It’s been just 18 years, but Sept. 11, 2001, seems so long ago. The unity we felt as Americans after the terrorist attack that killed nearly 3,000 people showed our country at its best in the face of the worst.
We were all in it together — black, white, brown, man, woman, Republican or Democrat. We just identified as Americans.
The news the day before and day of the attacks showed life as normal. People still were picking up debris and tree limbs from a Friday windstorm. The Raiders defeated the Chiefs 27 to 10 the Sunday before. Lafayette High School won its first football game in two years, defeating Smithville 33 to 18.
A group of city residents called One Voice United joined together in a movement against city government.
I walked into the newsroom the morning of 9/11 to see City Editor Steve Booher watching the first tower attack on one of the TV monitors. It wasn’t long after when another plane hit the second tower.
What I thought would be a routine news day covering local events turned into a busy one with me traveling to the Kansas City airport for interviews and covering clergy gatherings in St. Joseph. We even put out a special edition.
Today as we celebrate Patriot Day to honor the memory of the people who lost their lives in the 9/11 attacks, we’ve also lost the unity we had.
It’s a shame that it took a tragedy to bring us together and unite us. At least we did unite. We have a tragedy today with homegrown terrorists and mass shootings, but instead of uniting we turn it into a fight about gun control and immigrants.

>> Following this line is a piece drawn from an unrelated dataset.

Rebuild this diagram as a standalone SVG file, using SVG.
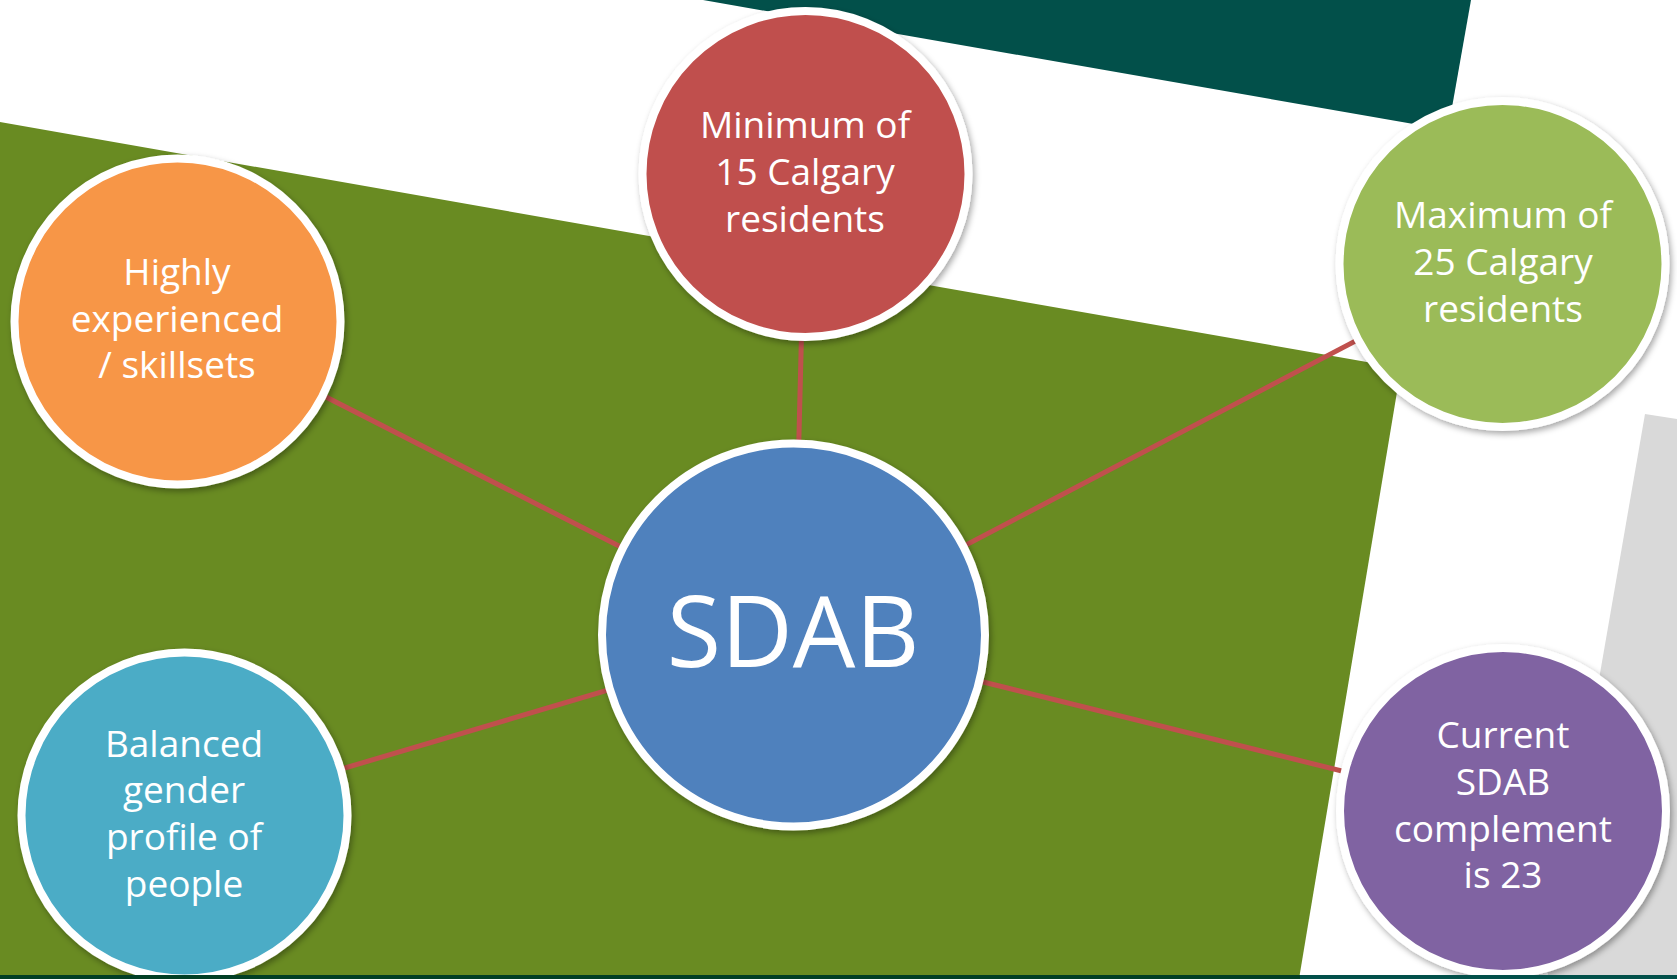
<svg xmlns="http://www.w3.org/2000/svg" width="1677" height="979" viewBox="0 0 1677 979">
  <defs>
    <filter id="sh" x="-10%" y="-10%" width="125%" height="125%">
      <feDropShadow dx="2" dy="3" stdDeviation="3" flood-color="#000" flood-opacity="0.35"/>
    </filter>
  </defs>
  <style>
    .node { stroke: #ffffff; stroke-width: 8; filter: url(#sh); }
    .lbl { font-family: "Open Sans", "Noto Sans", sans-serif; font-size: 37px; fill: #ffffff; text-anchor: middle; }
    .big { font-family: "Open Sans", "Noto Sans", sans-serif; font-size: 99px; fill: #ffffff; text-anchor: middle; }
    .conn { stroke: #C0504D; stroke-width: 5; fill: none; }
  </style>

  <g id="background">
    <rect x="0" y="0" width="1677" height="979" fill="#ffffff"/>
    <polygon points="703,0 1471,0 1448,130" fill="#02504A"/>
    <polygon points="0,122 1401,368 1299,979 0,979" fill="#698B22"/>
    <polygon points="1645,414 1677,419 1677,979 1547,979" fill="#D9D9D9"/>
  </g>

  <g id="connectors">
    <line class="conn" x1="794" y1="635" x2="805.5" y2="174"/>
    <line class="conn" x1="794" y1="635" x2="1502.5" y2="264"/>
    <line class="conn" x1="794" y1="635" x2="1503" y2="811"/>
    <line class="conn" x1="794" y1="635" x2="177.5" y2="321.5"/>
    <line class="conn" x1="794" y1="635" x2="184.5" y2="815.5"/>
  </g>

  <g id="node-min">
    <circle class="node" cx="805.5" cy="174" r="163" fill="#C0504D"/>
    <text class="lbl" x="805" y="138">Minimum of</text>
    <text class="lbl" x="805" y="185">15 Calgary</text>
    <text class="lbl" x="805" y="232">residents</text>
  </g>

  <g id="node-max">
    <circle class="node" cx="1502.5" cy="264" r="163" fill="#9BBB59"/>
    <text class="lbl" x="1503" y="228">Maximum of</text>
    <text class="lbl" x="1503" y="275">25 Calgary</text>
    <text class="lbl" x="1503" y="322">residents</text>
  </g>

  <g id="node-exp">
    <circle class="node" cx="177.5" cy="321.5" r="163" fill="#F79646"/>
    <text class="lbl" x="177" y="285">Highly</text>
    <text class="lbl" x="177" y="332">experienced</text>
    <text class="lbl" x="177" y="378">/ skillsets</text>
  </g>

  <g id="node-gender">
    <circle class="node" cx="184.5" cy="815.5" r="163" fill="#4BACC6"/>
    <text class="lbl" x="184" y="757">Balanced</text>
    <text class="lbl" x="184" y="803">gender</text>
    <text class="lbl" x="184" y="850">profile of</text>
    <text class="lbl" x="184" y="897">people</text>
  </g>

  <g id="node-current">
    <circle class="node" cx="1503" cy="811" r="163" fill="#8064A2"/>
    <text class="lbl" x="1503" y="748">Current</text>
    <text class="lbl" x="1503" y="795">SDAB</text>
    <text class="lbl" x="1503" y="842">complement</text>
    <text class="lbl" x="1503" y="888">is 23</text>
  </g>

  <g id="node-sdab">
    <circle class="node" cx="793.5" cy="635" r="191.5" fill="#4F81BD"/>
    <text class="big" x="793" y="667">SDAB</text>
  </g>

  <g id="bottom-band">
    <rect x="0" y="975" width="1300" height="4" fill="#013F25"/>
    <rect x="1300" y="975" width="377" height="4" fill="#02504A"/>
  </g>
</svg>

Then-president George W. Bush, for all his faults and shortcomings, did his best to unite the country, not turn us against each other. Today it seems we have a president who revels in national discord and upheaval. To him, the enemy is the national press, as he employed a network of conservative operatives to discredit news organizations deemed hostile to him by publicizing damaging information about journalists.
George W. caught plenty of heat from news outlets for some of his decisions during his White House tenure. Many people thought him dumb and unqualified for the job even causing an unnecessary war.
But never did he resort to vicious tweet attacks and outright crudeness. I remember at the time we wanted a moral leader because to many voters the previous president, Bill Clinton, was mortally bankrupt with infidelities and other dubious incidents. Today those infractions and worse get a pass, it seems, by many, even some churches.
We have people claiming they suffered eight years under President Barack Obama, but when questioned about it they can’t tell you how they suffered. He saved the economy. He orchestrated the attack and capture of Bin Laden, the real person responsible for the 9/11 attacks.
If that’s suffering, we need more if it. People claimed Obama divided the country, but the only way he did was by the color of his skin. Some people did not like having a black president. So if he’s to blame, it’s for exposing that then-latent prejudice.
Many of us celebrated the end of racism with Obama’s election, but in reality it just exposed it.
But I digress somewhat. What we really need is to be the America we are supposed to be. Not taking it back to anywhere but moving it somewhere better forward together.